What Is Interest Rate Risk?

Interest rate risk is the risk that changes in interest rates will reduce the value of an investment or alter expected cash flows. It is especially important in bonds and other fixed-income instruments, but rate sensitivity can also affect bank products, real estate financing, and company valuations more broadly.

For most investors, interest rate risk explains why a bond or bond fund can lose value even when the issuer is financially sound. The issuer may still repay as promised, but changes in market rates can make the investment worth less before maturity.

Key Takeaways

  • Interest rate risk is the risk that rates move in a way that hurts market value or expected income.
  • It is especially important in bonds and fixed-income investing.
  • Longer-term bonds are often more sensitive to rate changes than shorter-term bonds.
  • Interest rate risk is different from credit-risk, which focuses on repayment failure.
  • Measures such as duration help investors estimate this exposure.

How Interest Rate Risk Works

When market interest rates rise, existing bonds with lower coupons often become less attractive, so their prices tend to fall. When market rates fall, older bonds with higher coupons may become more valuable. That inverse relationship is one of the core mechanics of fixed-income investing.

This means investors can face losses even when there is no default. The loss comes from changing market conditions rather than from the borrower failing to pay. Interest rate risk is a pricing and valuation issue as much as an income issue.

Why Maturity and Duration Matter

Not all fixed-income investments react to rate changes in the same way. In general, longer maturities create more rate sensitivity because the investor is locked into the existing cash-flow pattern for a longer period. Duration helps summarize how sensitive a bond or bond fund is likely to be when rates move.

Two bonds with similar credit quality can behave very differently if one matures quickly and the other does not. The longer and more rate-sensitive the cash-flow stream, the larger the potential price move when market yields change.

Factor

Typical effect on interest rate risk

Longer maturity

Usually increases rate sensitivity

Higher duration

Usually increases rate sensitivity

Shorter maturity or lower duration

Usually reduces rate sensitivity

Interest Rate Risk Versus Credit Risk

Interest rate risk and credit risk are often discussed together because both affect debt investments, but they answer different questions. Interest rate risk is about how changing market rates affect value. Credit risk is about whether the borrower or issuer will pay as promised. A high-quality bond can still lose value because of rate moves. A lower-quality bond can suffer from both credit problems and rate changes at the same time.

Understanding that difference helps investors avoid treating every fixed-income loss as a default problem.
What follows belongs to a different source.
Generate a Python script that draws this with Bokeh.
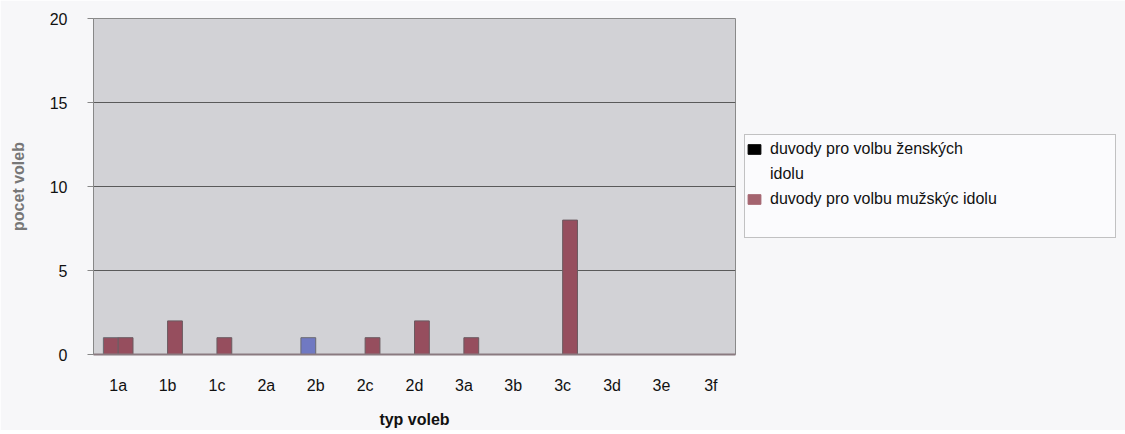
from bokeh.plotting import figure
from bokeh.models import FactorRange, ColumnDataSource, Legend, LegendItem
from bokeh.transform import dodge
from bokeh.embed import file_html
from bokeh.resources import INLINE

categories = ["1a", "1b", "1c", "2a", "2b", "2c", "2d", "3a", "3b", "3c", "3d", "3e", "3f"]
zenske = [1, 0, 0, 0, 1, 0, 0, 0, 0, 0, 0, 0, 0]
muzske = [1, 2, 1, 0, 0, 1, 2, 1, 0, 8, 0, 0, 0]
label_z_lines = ["duvody pro volbu ženských", "idolu"]
label_m = "duvody pro volbu mužskýc idolu"
y_ticks = [0, 5, 10, 15, 20]

MAUVE = "#964e5e"
BLUE = "#7079c2"
zen_colors = [MAUVE if c == "1a" else BLUE for c in categories]

src = ColumnDataSource(dict(cat=categories, z=zenske, m=muzske, zc=zen_colors))

FONT = "Liberation Sans"

p = figure(x_range=FactorRange(*categories), y_range=(0, 20),
           frame_width=642, frame_height=336,
           min_border_left=93, min_border_top=18, min_border_right=0, min_border_bottom=76,
           output_backend="svg", toolbar_location=None)
p.background_fill_color = "#d2d2d6"
p.border_fill_color = "#f7f7f9"
p.outline_line_color = "#8a8a8a"

p.vbar(x=dodge("cat", -0.15, range=p.x_range), top="z", width=0.3, source=src,
       fill_color="zc", line_color="#6a6a70", line_width=1)
p.vbar(x=dodge("cat", 0.15, range=p.x_range), top="m", width=0.3, source=src,
       fill_color=MAUVE, line_color="#6a5a60", line_width=1)

# legend swatches (drawn below the visible y range, so only the legend shows them)
dz = p.vbar(x=[categories[0]], bottom=[-3], top=[-2], width=0.3,
            fill_color="#000000", line_color="#000000")
dm = p.vbar(x=[categories[0]], bottom=[-3], top=[-2], width=0.3,
            fill_color="#a4646f", line_color="#a4646f")
blank = p.vbar(x=[categories[0]], bottom=[-3], top=[-2], width=0.3,
               fill_alpha=0, line_alpha=0)

p.xgrid.grid_line_color = None
p.ygrid.grid_line_color = "#5a5a5a"
p.ygrid.grid_line_width = 1
p.yaxis.ticker = y_ticks
p.yaxis.minor_tick_line_color = None
p.yaxis.major_tick_out = 6
p.yaxis.major_tick_in = 0
p.yaxis.major_tick_line_color = "#888888"
p.yaxis.axis_line_color = "#888888"
p.yaxis.major_label_standoff = 20
p.yaxis.axis_label = "pocet voleb"
p.yaxis.axis_label_standoff = 20
p.yaxis.axis_label_text_color = "#777777"

p.xaxis.axis_label = "typ voleb"
p.xaxis.major_tick_line_color = None
p.xaxis.axis_line_color = "#8a7a80"
p.xaxis.axis_line_width = 2
p.xaxis.major_label_standoff = 16
p.xaxis.axis_label_standoff = 14
p.xaxis.axis_label_text_color = "#111111"

for ax in (p.xaxis, p.yaxis):
    ax.major_label_text_font = FONT
    ax.major_label_text_font_size = "16px"
    ax.major_label_text_color = "#111111"
    ax.axis_label_text_font = FONT
    ax.axis_label_text_font_size = "16px"
    ax.axis_label_text_font_style = "bold"

p.x_range.range_padding = 0
p.x_range.group_padding = 0

legend = Legend(items=[LegendItem(label=label_z_lines[0], renderers=[dz]),
                       LegendItem(label=label_z_lines[1], renderers=[blank]),
                       LegendItem(label=label_m, renderers=[dm]),
                       LegendItem(label=" ", renderers=[blank])],
                location=(9, 116))
legend.label_text_font = FONT
legend.label_text_font_size = "16px"
legend.label_text_color = "#111111"
legend.glyph_width = 16
legend.glyph_height = 12
legend.label_standoff = 8
legend.label_width = 344
legend.label_height = 25
legend.spacing = 0
legend.padding = 1
legend.margin = 0
legend.border_line_color = "#888888"
legend.border_line_width = 1
legend.background_fill_color = "#fbfbfd"
legend.background_fill_alpha = 1
p.add_layout(legend, "right")

open("out.html", "w").write(file_html(p, INLINE))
How Interest Rate Risk Reprices Assets and Income

Although the term is most common in fixed income, interest rate risk can affect more than bonds. Mortgage rates, refinancing choices, real-estate affordability, and the valuation of some equities can all change as the rate environment shifts. This is one reason central-bank decisions and bond-market moves matter far beyond professional fixed-income desks.

Still, bonds remain the clearest place to learn the concept because the price effects are more direct and visible there.

The Bottom Line

Interest rate risk is the risk that changes in interest rates will reduce the value of an investment or alter expected cash flows. Rate moves can affect bond prices, income strategies, and portfolio behavior even when the underlying borrower remains financially healthy.